Similarly to Milovic, Alex von Daehne (’15) only has praise for the Italian business. Von Daehne has been going to Bruno’s since his freshman year, and believes that it is the best option for cheap food near school.

Like Milovic, von Daehne is close to the the co-owners. “I would say that the relationship between Hugo and me is quite close; we are on a first name basis,” von Daehne said.

For Nobrega, ASL students are more than just customers. “My relationship with some of [the students] is very good, and I would consider them friends, as well as clients,” Nobrega said.

According to Nobrega ASL students benefit his “quick and cheap business,” estimating that “50 percent of our income is from ASL students.”

Nobrega saw St.

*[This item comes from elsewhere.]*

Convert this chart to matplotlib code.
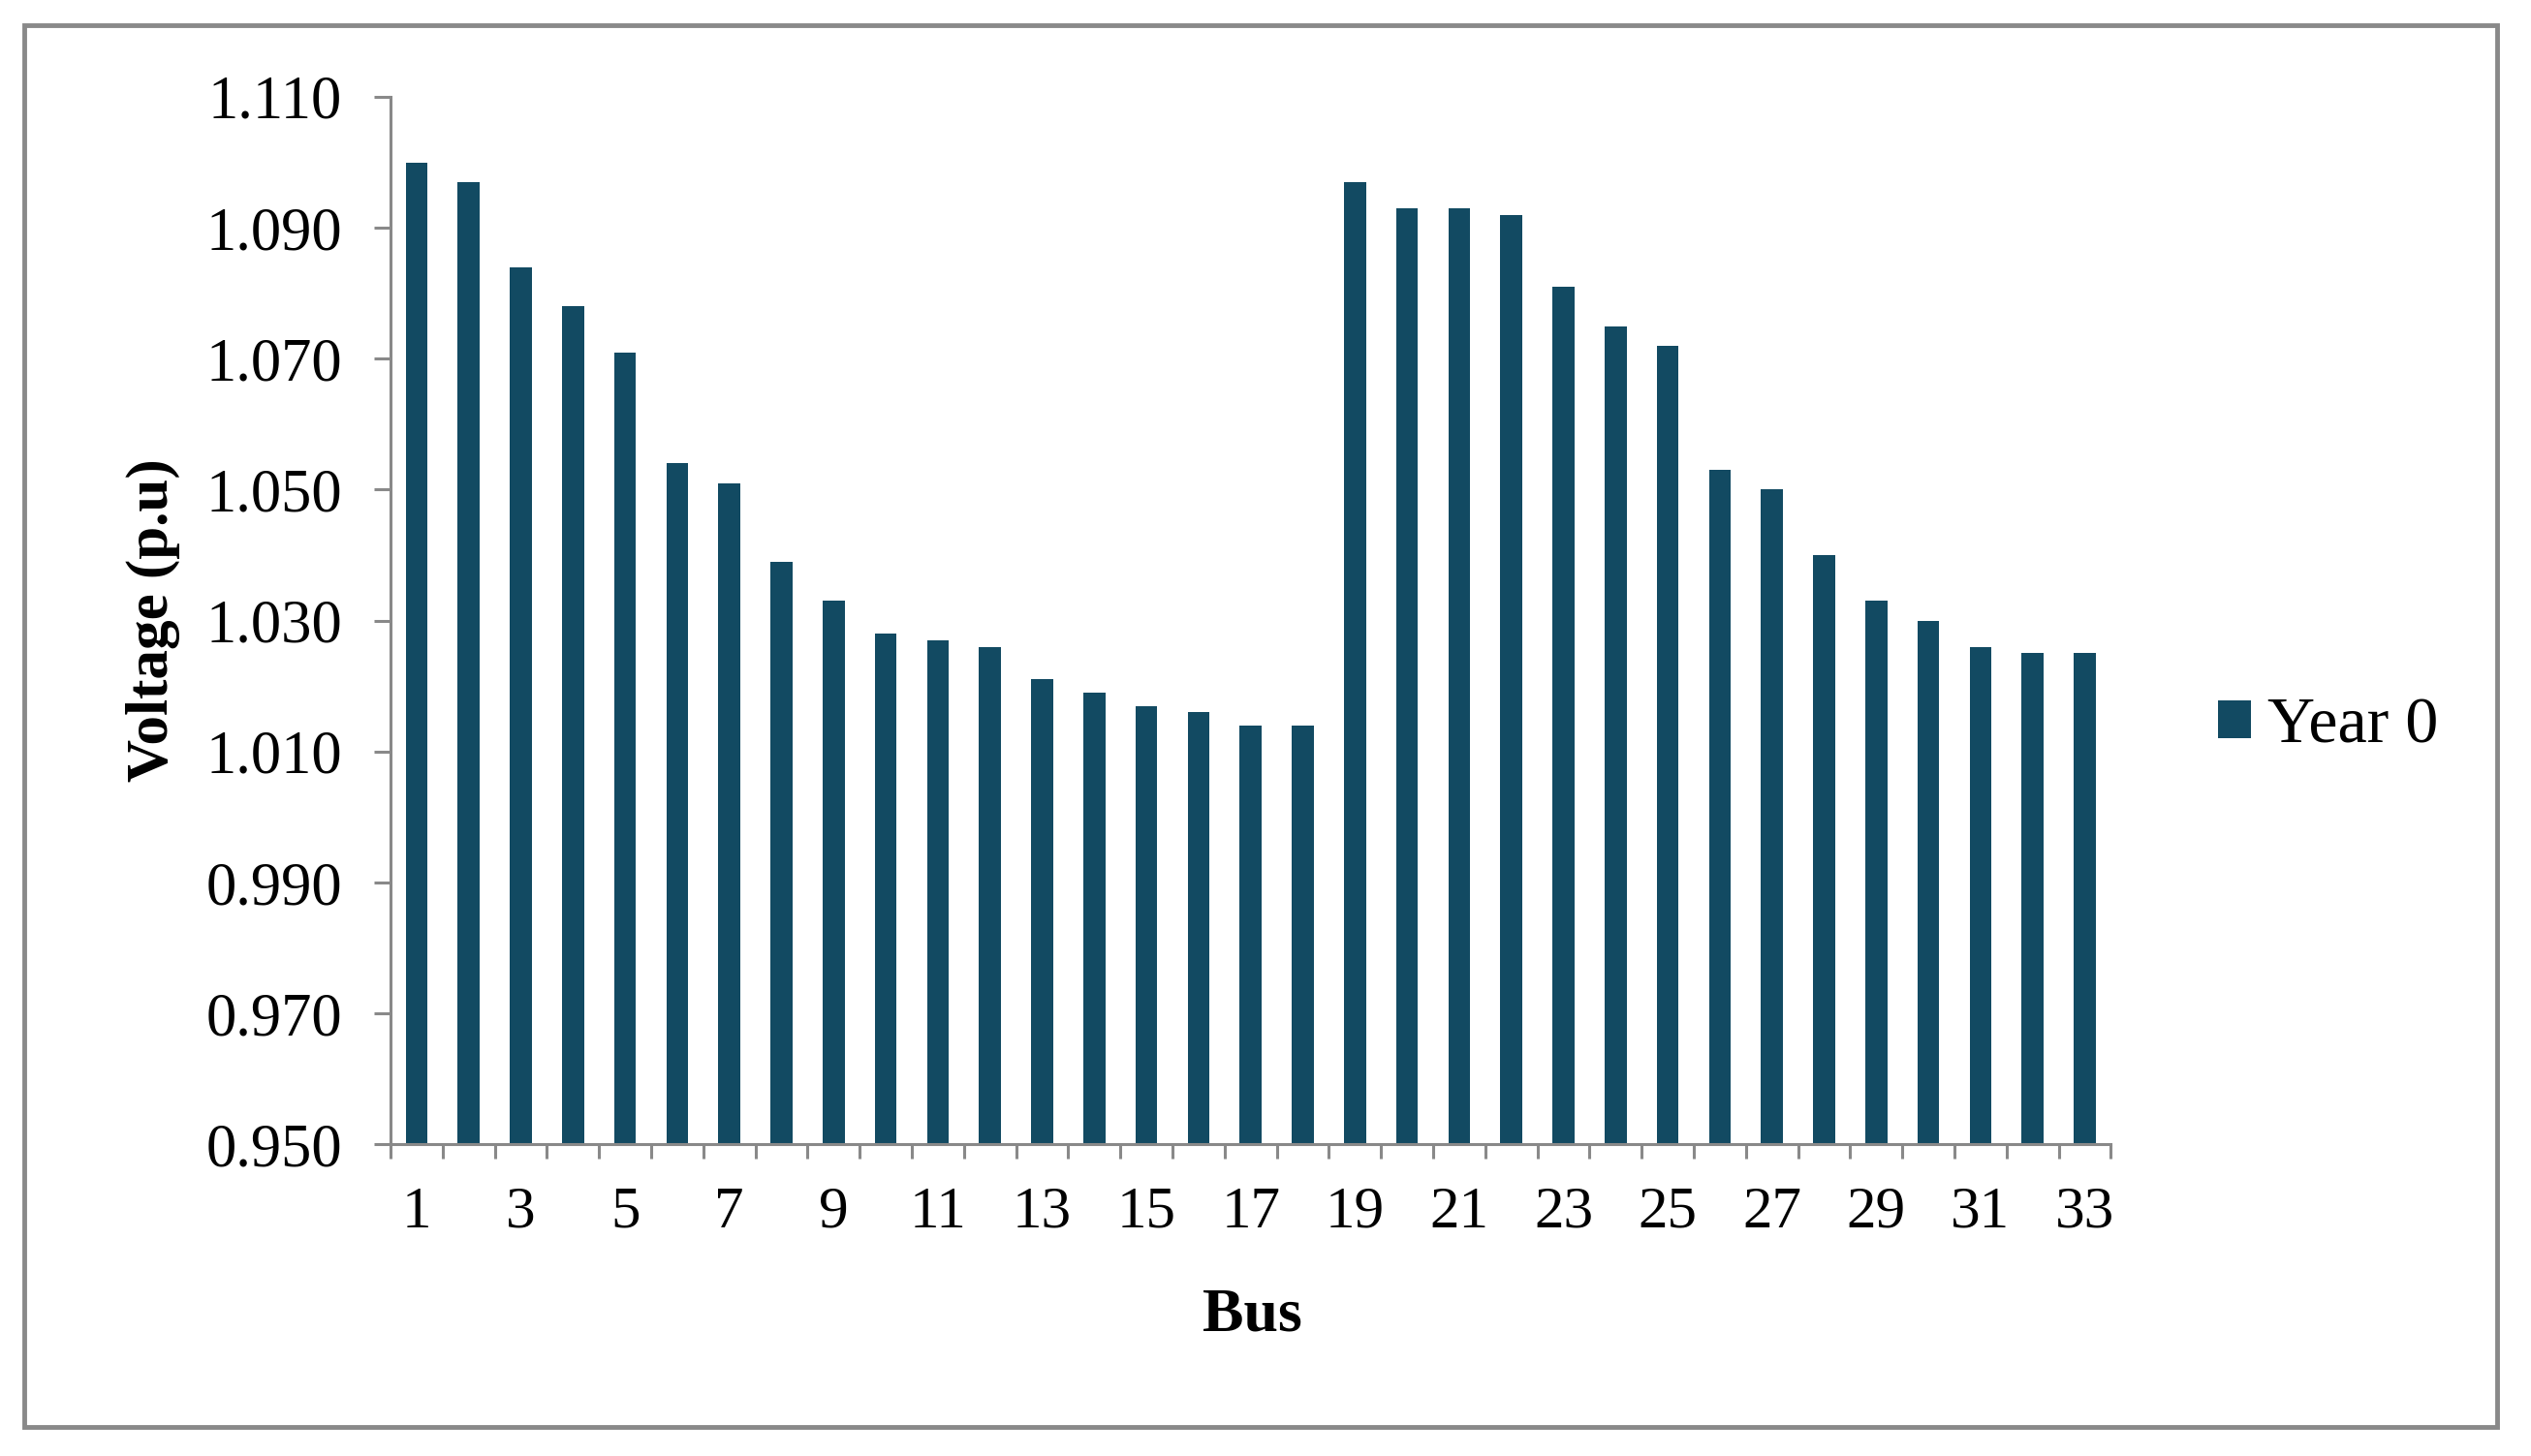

John’s Wood as a different place to open a business. “When I first opened this restaurant, I realized that there were no other businesses similar to Bruno’s in this area, so I went for it. My intention for this deli was to build a friendly atmosphere,” Nobrega said.

Von Daehne believes that Nobrega’s intentions for the deli have been achieved. “It’s always fun to talk to him as he is really nice, funny and always seems interested in our conversations, which is very special for a deli owner,” he said.

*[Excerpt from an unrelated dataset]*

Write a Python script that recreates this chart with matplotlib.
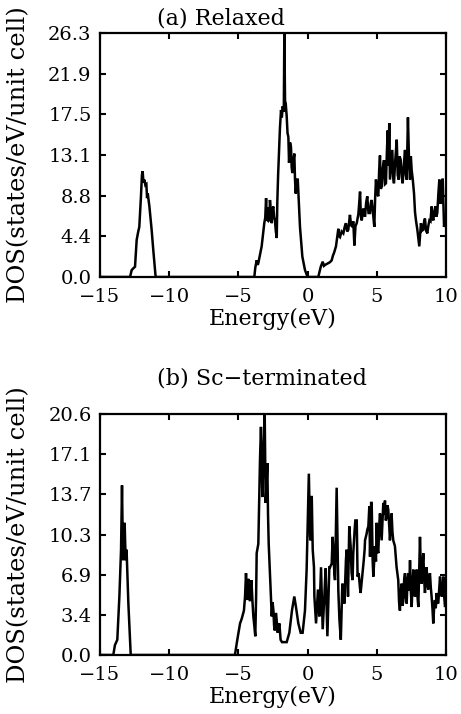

Nobrega has always considered socializing one of his best characteristics, even from a young age. Nobrega translates this into his business. As he said, he “puts customer satisfaction above everything.”

Since immigrating to England from Portugal when he turned 17, Nobrega has been involved in the food business, from making fresh pasta and sauces in a factory, to delivering food to major restaurants in London. “I learned the restaurant trade from the people I delivered to, all the Italian restaurants and businesses. I used to talk with the chefs and owners of these restaurants and delicatessens,” he said. “All these people opened up my mind, and gave me this idea of opening up a deli.”

Nobrega believes that his upbringing in Portugal has played a massive role in the success of his business. “My parents put me through school and college in Madeira, and I learned from there. My family is very, very proud and happy with this.”

Nobrega is proud of his flourishing business and wouldn’t have it any other way. “I took a risk,” he said. “But it was definitely worthwhile.”